━━━ Extracted material

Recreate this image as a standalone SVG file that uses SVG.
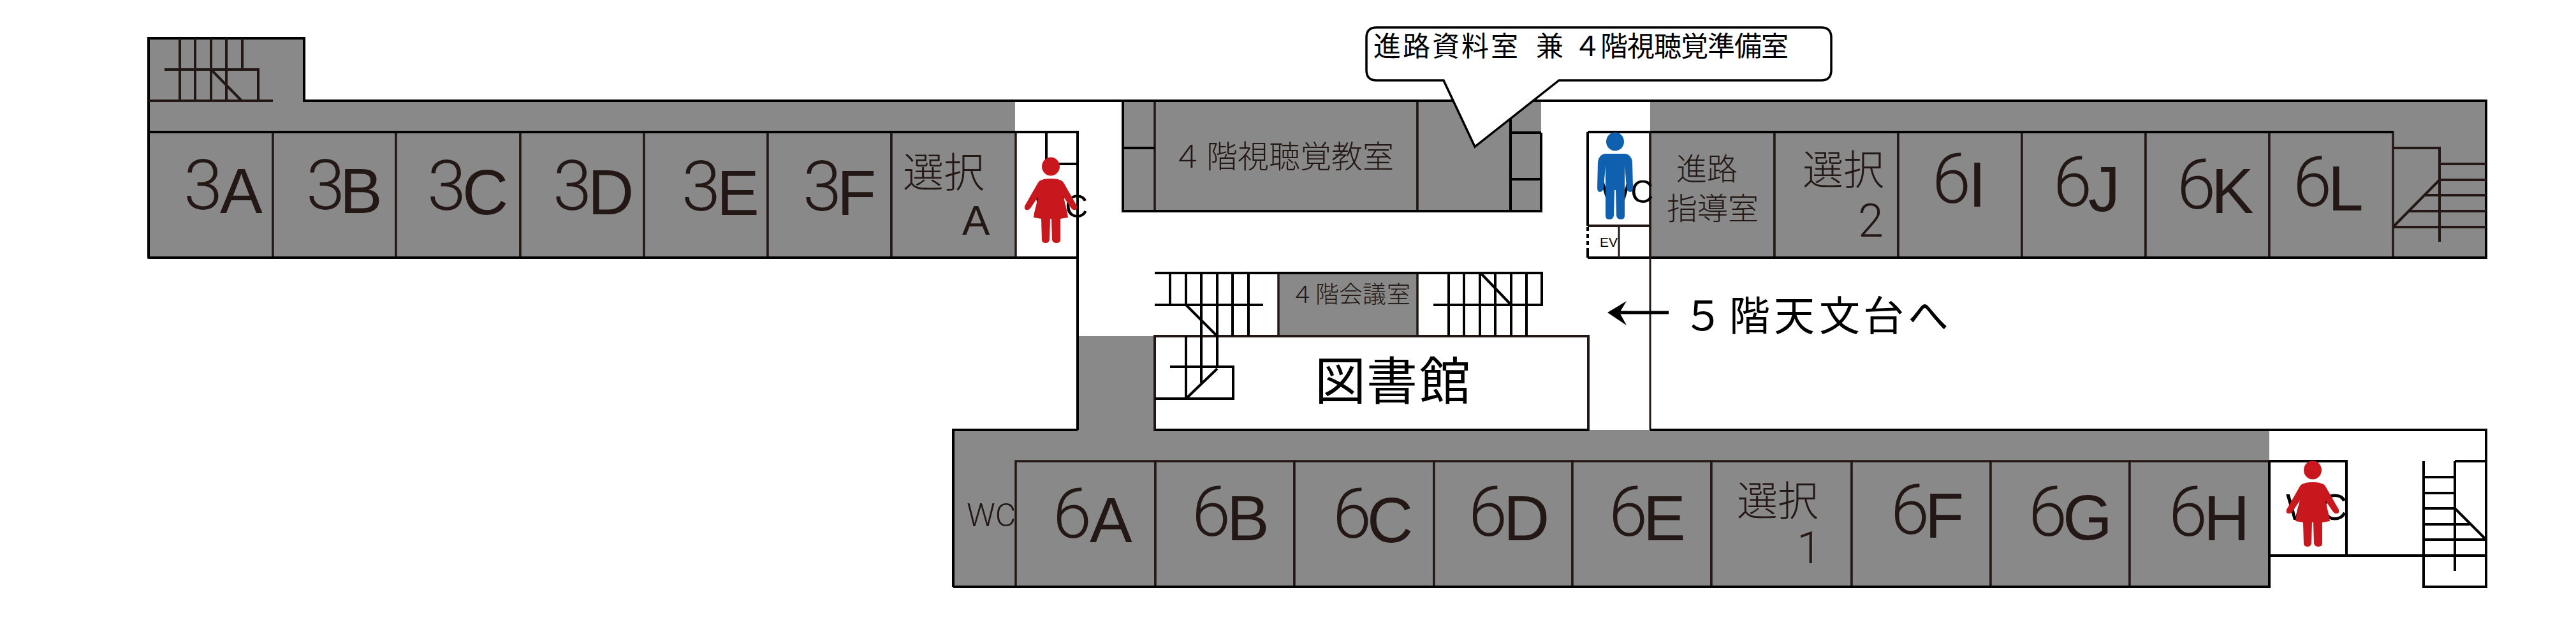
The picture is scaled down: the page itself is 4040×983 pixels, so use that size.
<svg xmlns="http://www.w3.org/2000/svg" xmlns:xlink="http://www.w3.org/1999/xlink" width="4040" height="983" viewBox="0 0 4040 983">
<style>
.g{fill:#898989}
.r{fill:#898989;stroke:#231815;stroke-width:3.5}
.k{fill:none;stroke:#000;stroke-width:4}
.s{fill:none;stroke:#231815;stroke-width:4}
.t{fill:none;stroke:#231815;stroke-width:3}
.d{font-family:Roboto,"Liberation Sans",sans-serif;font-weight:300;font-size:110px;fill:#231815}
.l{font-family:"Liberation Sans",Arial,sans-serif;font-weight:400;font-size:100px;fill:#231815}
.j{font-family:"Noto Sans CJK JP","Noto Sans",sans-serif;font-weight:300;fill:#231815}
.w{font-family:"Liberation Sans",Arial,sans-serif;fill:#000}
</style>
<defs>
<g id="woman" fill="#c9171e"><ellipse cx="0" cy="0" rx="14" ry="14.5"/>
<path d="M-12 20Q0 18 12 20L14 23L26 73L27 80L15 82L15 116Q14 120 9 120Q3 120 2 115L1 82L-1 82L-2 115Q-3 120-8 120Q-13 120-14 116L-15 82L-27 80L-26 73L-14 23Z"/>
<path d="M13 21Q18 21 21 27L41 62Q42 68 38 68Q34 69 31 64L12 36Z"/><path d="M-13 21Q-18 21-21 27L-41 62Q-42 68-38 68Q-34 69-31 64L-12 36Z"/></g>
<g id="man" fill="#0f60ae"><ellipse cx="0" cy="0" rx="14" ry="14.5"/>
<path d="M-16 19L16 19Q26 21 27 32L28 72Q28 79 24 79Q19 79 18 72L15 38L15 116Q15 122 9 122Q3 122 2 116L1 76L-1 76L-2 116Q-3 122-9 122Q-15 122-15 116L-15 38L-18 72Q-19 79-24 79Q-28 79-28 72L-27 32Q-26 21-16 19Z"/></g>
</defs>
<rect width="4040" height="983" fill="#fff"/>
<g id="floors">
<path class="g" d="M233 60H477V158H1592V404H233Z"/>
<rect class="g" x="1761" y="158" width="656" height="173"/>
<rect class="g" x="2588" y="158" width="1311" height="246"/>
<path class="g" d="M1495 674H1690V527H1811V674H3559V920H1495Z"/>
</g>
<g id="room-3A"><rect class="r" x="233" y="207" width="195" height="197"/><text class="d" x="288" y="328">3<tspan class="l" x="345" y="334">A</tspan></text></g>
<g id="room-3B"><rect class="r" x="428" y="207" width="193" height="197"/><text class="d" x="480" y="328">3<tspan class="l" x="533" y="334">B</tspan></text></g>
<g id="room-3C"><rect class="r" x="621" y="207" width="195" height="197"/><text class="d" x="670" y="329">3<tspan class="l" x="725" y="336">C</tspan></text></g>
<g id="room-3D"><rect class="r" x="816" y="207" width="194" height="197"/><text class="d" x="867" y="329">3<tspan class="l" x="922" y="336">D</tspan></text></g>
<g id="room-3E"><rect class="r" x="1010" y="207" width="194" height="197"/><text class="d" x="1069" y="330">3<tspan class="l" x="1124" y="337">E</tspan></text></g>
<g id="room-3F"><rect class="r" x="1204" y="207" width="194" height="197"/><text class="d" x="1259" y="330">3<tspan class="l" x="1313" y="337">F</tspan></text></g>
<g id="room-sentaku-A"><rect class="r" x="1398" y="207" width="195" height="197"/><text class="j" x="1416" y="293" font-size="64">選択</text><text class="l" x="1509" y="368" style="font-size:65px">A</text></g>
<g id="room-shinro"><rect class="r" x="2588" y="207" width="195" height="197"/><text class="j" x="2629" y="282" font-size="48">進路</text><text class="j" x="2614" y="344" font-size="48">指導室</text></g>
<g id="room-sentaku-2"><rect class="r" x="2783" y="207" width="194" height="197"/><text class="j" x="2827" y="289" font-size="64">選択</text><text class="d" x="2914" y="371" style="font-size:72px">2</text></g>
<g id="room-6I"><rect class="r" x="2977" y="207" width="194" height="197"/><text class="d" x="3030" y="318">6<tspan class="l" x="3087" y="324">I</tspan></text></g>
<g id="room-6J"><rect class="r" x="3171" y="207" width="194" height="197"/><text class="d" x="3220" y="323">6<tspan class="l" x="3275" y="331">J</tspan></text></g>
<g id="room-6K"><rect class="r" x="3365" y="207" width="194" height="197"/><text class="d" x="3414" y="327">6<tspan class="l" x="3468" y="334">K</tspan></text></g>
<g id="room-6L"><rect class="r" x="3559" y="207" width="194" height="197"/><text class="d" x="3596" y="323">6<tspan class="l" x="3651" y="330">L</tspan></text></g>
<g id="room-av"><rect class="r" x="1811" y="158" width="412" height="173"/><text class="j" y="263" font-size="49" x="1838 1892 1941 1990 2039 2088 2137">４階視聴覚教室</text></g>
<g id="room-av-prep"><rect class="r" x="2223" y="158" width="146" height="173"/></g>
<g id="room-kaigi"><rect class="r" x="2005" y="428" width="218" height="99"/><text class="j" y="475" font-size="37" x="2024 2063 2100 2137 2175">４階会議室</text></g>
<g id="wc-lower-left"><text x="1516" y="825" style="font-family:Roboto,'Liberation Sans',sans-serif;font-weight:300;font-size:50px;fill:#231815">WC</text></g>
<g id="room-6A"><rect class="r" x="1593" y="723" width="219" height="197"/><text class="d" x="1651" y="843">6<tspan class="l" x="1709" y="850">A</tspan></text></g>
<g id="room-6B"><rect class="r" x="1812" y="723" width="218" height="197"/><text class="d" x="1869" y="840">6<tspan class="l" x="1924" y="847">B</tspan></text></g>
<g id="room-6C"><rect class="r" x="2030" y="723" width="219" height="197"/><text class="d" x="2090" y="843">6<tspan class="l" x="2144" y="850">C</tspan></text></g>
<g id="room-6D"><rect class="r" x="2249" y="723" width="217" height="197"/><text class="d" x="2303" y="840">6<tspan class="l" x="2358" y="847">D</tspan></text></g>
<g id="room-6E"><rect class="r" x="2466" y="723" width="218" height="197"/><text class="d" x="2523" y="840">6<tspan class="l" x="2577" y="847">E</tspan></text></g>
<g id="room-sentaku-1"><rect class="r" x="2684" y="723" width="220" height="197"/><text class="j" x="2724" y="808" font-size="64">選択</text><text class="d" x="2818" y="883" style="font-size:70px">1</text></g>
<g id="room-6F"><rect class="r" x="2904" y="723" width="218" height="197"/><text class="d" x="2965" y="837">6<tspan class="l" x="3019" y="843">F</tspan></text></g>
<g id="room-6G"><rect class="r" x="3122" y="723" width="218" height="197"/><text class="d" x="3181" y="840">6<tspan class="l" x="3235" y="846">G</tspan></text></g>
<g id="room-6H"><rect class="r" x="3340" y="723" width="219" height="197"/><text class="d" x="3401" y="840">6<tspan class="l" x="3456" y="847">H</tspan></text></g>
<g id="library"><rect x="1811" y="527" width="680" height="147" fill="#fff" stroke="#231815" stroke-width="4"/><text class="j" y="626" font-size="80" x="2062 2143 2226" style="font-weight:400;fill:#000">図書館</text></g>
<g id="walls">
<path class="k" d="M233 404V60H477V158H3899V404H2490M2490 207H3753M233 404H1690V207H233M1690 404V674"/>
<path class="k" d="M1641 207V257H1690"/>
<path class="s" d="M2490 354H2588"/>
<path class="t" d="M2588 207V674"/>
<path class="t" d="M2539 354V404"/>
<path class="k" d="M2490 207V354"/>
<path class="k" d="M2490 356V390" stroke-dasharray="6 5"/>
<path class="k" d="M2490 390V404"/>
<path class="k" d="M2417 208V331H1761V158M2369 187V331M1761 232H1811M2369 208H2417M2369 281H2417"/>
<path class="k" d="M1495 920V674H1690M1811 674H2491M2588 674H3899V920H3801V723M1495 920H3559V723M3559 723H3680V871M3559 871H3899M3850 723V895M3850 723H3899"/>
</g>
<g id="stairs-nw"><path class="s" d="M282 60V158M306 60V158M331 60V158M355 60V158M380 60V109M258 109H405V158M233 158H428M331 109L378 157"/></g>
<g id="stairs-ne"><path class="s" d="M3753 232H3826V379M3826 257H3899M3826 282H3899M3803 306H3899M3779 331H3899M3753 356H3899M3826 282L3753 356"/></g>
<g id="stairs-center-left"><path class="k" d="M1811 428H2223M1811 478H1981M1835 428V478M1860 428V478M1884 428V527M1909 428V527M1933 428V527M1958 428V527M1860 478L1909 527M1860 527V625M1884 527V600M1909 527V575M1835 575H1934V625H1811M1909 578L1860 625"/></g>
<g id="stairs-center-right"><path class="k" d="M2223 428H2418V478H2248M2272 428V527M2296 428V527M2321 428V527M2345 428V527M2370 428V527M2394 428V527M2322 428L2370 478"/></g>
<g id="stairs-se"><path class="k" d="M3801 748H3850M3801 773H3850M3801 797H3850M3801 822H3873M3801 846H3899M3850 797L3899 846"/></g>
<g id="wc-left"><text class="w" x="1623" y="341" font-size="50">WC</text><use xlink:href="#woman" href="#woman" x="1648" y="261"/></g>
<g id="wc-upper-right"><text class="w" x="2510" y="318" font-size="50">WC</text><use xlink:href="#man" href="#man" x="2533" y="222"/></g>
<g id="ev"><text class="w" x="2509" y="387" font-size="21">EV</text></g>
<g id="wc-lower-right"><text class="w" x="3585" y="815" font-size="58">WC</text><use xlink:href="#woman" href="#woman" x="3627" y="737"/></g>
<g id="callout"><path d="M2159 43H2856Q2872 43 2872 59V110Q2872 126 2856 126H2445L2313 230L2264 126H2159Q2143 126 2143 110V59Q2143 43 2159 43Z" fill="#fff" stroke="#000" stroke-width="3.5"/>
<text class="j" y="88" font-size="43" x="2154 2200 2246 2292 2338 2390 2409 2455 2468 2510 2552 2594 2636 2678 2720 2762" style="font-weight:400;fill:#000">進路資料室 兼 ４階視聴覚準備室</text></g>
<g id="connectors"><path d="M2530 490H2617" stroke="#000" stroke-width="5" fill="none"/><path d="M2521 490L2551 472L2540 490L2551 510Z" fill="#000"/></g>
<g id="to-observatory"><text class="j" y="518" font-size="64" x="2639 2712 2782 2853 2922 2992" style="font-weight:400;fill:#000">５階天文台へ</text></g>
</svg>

━━━━━━
━━━ Extracted material

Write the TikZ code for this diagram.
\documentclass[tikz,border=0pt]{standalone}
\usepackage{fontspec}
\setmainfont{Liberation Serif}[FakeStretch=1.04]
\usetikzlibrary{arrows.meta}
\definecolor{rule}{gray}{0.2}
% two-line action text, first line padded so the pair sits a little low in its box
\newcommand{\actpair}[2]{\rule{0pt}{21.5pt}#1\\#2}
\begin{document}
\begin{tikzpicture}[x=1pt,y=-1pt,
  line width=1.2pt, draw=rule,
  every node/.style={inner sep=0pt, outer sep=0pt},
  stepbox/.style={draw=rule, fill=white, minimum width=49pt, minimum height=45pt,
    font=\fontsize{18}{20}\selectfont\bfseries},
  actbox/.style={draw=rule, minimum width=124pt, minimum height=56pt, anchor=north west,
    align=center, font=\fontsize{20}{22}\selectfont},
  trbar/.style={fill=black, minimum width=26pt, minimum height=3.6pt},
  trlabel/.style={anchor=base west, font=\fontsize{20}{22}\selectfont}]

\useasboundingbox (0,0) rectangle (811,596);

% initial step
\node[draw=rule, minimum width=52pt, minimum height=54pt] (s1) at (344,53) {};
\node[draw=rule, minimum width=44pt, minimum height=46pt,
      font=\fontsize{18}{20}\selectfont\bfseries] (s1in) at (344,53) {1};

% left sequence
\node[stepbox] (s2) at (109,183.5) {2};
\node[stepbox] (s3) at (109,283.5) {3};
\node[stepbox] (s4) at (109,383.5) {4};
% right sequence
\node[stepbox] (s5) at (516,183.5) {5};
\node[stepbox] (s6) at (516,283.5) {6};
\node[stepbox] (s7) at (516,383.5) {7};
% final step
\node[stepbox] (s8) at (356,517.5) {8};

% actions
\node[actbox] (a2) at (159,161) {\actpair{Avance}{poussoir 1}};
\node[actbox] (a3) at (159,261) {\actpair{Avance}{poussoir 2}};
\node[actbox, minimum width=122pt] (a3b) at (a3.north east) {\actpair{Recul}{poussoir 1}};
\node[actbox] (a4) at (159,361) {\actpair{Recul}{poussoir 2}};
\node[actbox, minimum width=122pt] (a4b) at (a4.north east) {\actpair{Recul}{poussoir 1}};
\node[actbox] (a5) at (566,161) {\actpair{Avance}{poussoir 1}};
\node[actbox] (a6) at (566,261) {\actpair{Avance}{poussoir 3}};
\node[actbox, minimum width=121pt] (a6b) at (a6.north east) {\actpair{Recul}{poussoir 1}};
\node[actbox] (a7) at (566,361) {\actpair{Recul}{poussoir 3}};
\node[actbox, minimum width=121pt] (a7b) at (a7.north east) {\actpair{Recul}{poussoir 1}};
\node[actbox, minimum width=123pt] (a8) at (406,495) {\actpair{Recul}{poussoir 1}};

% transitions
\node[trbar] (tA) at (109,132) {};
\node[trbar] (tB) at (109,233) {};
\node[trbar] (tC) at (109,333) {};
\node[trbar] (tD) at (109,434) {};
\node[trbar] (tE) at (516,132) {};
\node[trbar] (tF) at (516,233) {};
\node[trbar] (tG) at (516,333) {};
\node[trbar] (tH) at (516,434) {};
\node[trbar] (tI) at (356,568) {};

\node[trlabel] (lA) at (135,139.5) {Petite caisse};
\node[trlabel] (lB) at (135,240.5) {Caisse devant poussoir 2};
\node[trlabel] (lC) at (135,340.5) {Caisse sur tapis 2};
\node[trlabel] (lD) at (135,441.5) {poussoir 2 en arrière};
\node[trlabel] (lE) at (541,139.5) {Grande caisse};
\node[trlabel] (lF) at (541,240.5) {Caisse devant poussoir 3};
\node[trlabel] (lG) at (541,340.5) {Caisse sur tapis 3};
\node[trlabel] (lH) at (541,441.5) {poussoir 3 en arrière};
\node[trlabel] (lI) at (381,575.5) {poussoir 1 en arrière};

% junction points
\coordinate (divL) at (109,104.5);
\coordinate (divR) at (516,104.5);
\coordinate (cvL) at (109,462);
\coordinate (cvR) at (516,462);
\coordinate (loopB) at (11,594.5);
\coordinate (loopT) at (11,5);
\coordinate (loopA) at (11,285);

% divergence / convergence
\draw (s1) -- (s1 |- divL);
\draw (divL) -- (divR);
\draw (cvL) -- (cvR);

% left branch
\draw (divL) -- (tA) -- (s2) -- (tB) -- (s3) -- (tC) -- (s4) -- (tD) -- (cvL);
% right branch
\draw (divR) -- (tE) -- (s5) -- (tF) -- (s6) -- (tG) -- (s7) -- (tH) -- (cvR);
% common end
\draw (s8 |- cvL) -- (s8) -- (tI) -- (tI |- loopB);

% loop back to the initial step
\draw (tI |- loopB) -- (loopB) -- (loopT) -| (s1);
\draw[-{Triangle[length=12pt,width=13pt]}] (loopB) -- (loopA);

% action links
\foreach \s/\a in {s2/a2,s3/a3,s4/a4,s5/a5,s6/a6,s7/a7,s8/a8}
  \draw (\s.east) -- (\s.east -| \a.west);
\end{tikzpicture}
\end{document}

━━━━━━
━━━ Extracted material

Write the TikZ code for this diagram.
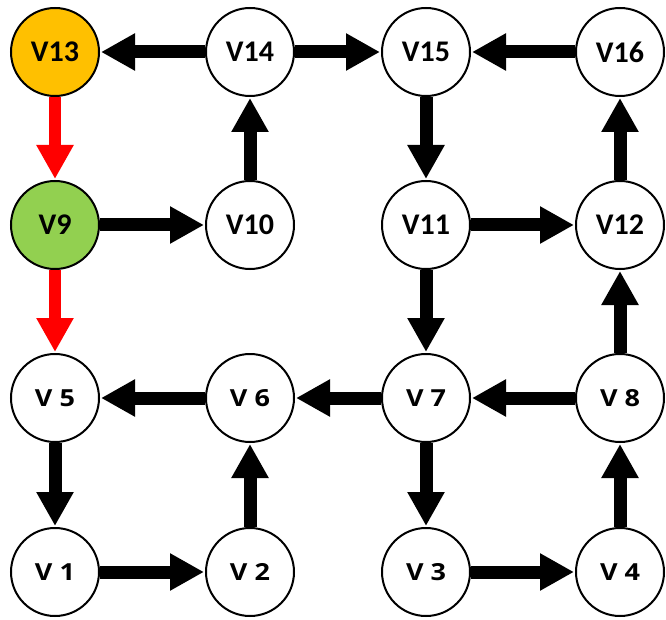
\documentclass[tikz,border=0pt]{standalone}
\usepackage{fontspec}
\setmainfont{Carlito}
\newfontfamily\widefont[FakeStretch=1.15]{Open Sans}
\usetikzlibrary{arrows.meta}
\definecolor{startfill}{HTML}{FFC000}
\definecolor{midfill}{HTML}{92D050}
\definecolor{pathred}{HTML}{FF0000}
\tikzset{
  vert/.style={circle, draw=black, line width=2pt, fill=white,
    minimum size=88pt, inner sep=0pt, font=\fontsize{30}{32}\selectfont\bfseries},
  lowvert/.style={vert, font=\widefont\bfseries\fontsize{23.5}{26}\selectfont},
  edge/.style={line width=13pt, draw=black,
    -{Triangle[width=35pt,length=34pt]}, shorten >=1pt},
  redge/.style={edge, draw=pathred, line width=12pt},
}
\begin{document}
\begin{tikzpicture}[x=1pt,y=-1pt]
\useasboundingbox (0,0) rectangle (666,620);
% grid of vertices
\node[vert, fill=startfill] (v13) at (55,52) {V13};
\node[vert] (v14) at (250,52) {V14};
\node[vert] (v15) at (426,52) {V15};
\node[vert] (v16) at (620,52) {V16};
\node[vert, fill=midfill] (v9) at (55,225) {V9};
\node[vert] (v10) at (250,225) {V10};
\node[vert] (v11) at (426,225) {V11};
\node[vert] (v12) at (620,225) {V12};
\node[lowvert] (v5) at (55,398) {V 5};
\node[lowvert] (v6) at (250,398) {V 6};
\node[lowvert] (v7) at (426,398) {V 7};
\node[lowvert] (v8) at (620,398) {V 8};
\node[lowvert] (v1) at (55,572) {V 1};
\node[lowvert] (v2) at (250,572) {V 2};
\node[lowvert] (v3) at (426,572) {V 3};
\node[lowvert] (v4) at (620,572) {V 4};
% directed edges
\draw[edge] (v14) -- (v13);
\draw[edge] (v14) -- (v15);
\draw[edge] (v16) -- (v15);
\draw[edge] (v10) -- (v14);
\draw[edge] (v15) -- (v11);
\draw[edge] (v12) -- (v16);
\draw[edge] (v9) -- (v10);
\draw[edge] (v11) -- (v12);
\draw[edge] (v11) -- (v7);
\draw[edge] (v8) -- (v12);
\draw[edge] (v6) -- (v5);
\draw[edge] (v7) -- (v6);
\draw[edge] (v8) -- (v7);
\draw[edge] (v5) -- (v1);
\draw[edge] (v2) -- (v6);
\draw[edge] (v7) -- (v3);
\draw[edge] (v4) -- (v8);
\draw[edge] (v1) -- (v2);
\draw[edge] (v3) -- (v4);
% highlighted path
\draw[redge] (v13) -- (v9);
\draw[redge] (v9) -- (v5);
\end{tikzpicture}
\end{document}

━━━━━━

### Exercise
Pick out all the lines with the word "that" in them and copy them.

### Task answer
Recreate this image as a standalone SVG file that uses SVG.
The picture is scaled down: the page itself is 4040×983 pixels, so use that size.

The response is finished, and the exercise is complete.